The highlight of the much-publicised event this year was as much the volumes pledged, as the state's efforts to set a platform for national and international investments.
As has been reported widely, more than 35,000 delegates attended Vibrant Gujarat 2011 in January, including 1,400 from 101 countries, and more than 100 political leaders and captains of industry. Japan and Canada were partner countries and 300 exhibitors handling stalls from over 16 countries and 19 states populated the exhibition hall. But it was not all about volume, overwhelming grandeur and the Rs 20 lakh crore investment pledged through nearly 8,000 MoUs at the event. The state claims that 52 lakh new job opportunities were created.
This meet proved to be an attempt to provide a departure from the normal investment mindset. It included branding, marketing, sales, and a strong pitch for industry credibility: because the event not only attracted investments for the state itself; it provided a genuinely international platform for trade talks, negotiations, agreements, professional networking, exchange of insight and understanding among other states and various other countries.
Chief Minister Narendra Modi said before the event that “We propose to interact only on developmental issues at the summit, share knowledge and provide a platform for Indian states to choose partners in development.” However, by a pre-determined provision, the deals would not necessarily involve Gujarat. And this is where the brilliance of the event lay: through the volumes of participation, the sheer advantage of being on home turf, and a deserved show of muscle at organising the mega event, the host state attracted most of the investments.
Modi's pre-event pitch (through the numerous roadshows in Chennai, Bangalore, Mumbai and New Delhi) for participation by small and medium enterprises (SMEs) seemed to pay off. Out of the total investment of Rs 20.83 lakh crore, at least 54 per cent investment has gone to the SME industries.
Interestingly, the countries did not seem to care which political party ruled in Gujarat. They were professional in achieving their objective of utilising the opportunity to achieve their business objective. Business delegates from many countries including Rwanda, Canada, Uganda and Dubai met with entrepreneurs and businessmen from Gujarat and other parts
of India.
“Gujarat has provided various countries and industrialists with the opportunity to discuss the way ahead for development,” said Bernard Makuza, Prime Minister of Rwanda.

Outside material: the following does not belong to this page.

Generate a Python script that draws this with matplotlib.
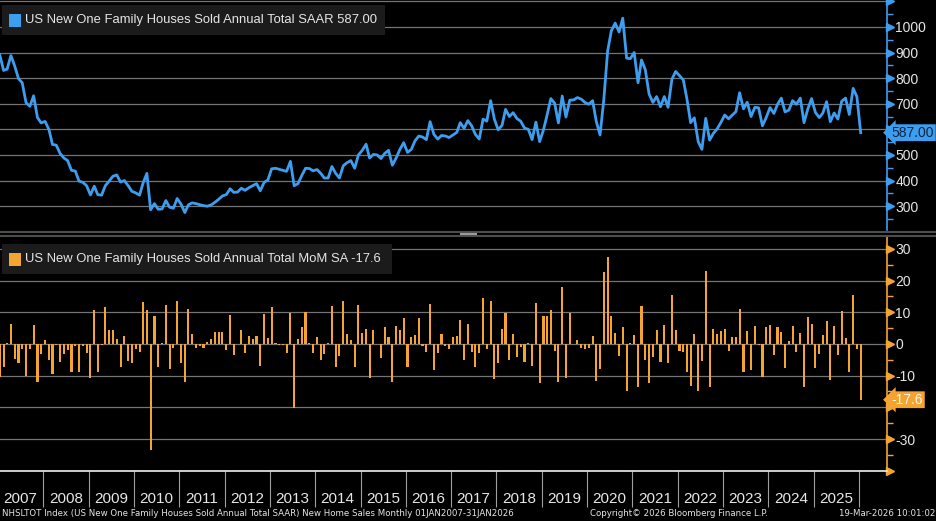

On the other hand, some of the states ruled by non-BJP governments carefully stayed away from the event. It is anyone's guess who the winners were. The Karnataka Government signed MoUs worth Rs 22,000 crore of investment. Those who signed pacts with Karnataka included Kalyani Steel, Ultratech Cement and Mahindra & Mahindra. Chhattisgarh government also took this opportunity to network with the pool of business delegations.
The event also turned out to be an indicator of the industry trends. Given that infrastructure figured prominently in the list of investments, it was little surprise that power and urban infrastructure topped the charts. This Summit, the energy and power sector received a total investment of Rs 9.93 lakh crore. A record 348 MoUs were signed on the first day of the Summit. One of the biggest offers in this sector is by Reliance Industries, which signed MoUs for Rs 40,000 crore at its oil refinery in Jamnagar and in its Hazira plant, and Essar, which pledged Rs 30,000 crore in power, refinery, ports and water infrastructure. Adani (Rs 20,000 crore for a 1,980 MW power plant) and Sintex Power (Rs 13,600 crore for a 1,720 MW plant) were some of the other biggies. Gujarat itself has received investments worth Rs 76,000 crore in the renewable energy sector.
Gujarat's urban plans also received a shot in the arm, with 613 MoUs worth Rs 2.64 lakh crore. L&T Infrastructure Development Projects promised to invest Rs 5,000 crore in the mono rail project for Ahmedabad. Essel Infraproject too signed MoUs worth 5,200 crore for solid waste management, sewage treatment in Ahmedabad, Vadodara and Surat together with landfill gas capture and electricity generation project in Ahmedabad and a desalination project in Surat. Even given the uncertainties of the Dedicated Freight Corridor along which the Delhi-Mumbai Infrastructure Corridor will come up, investors pledged Rs 76,000 crore, mainly because of Gujarat's initiative to set up the corridors of Metro rail, ports, and the much-publicised Special Investment Regions (SIRs), which are industrial corridors that set up infrastructural opportunities rather than incentivise investors.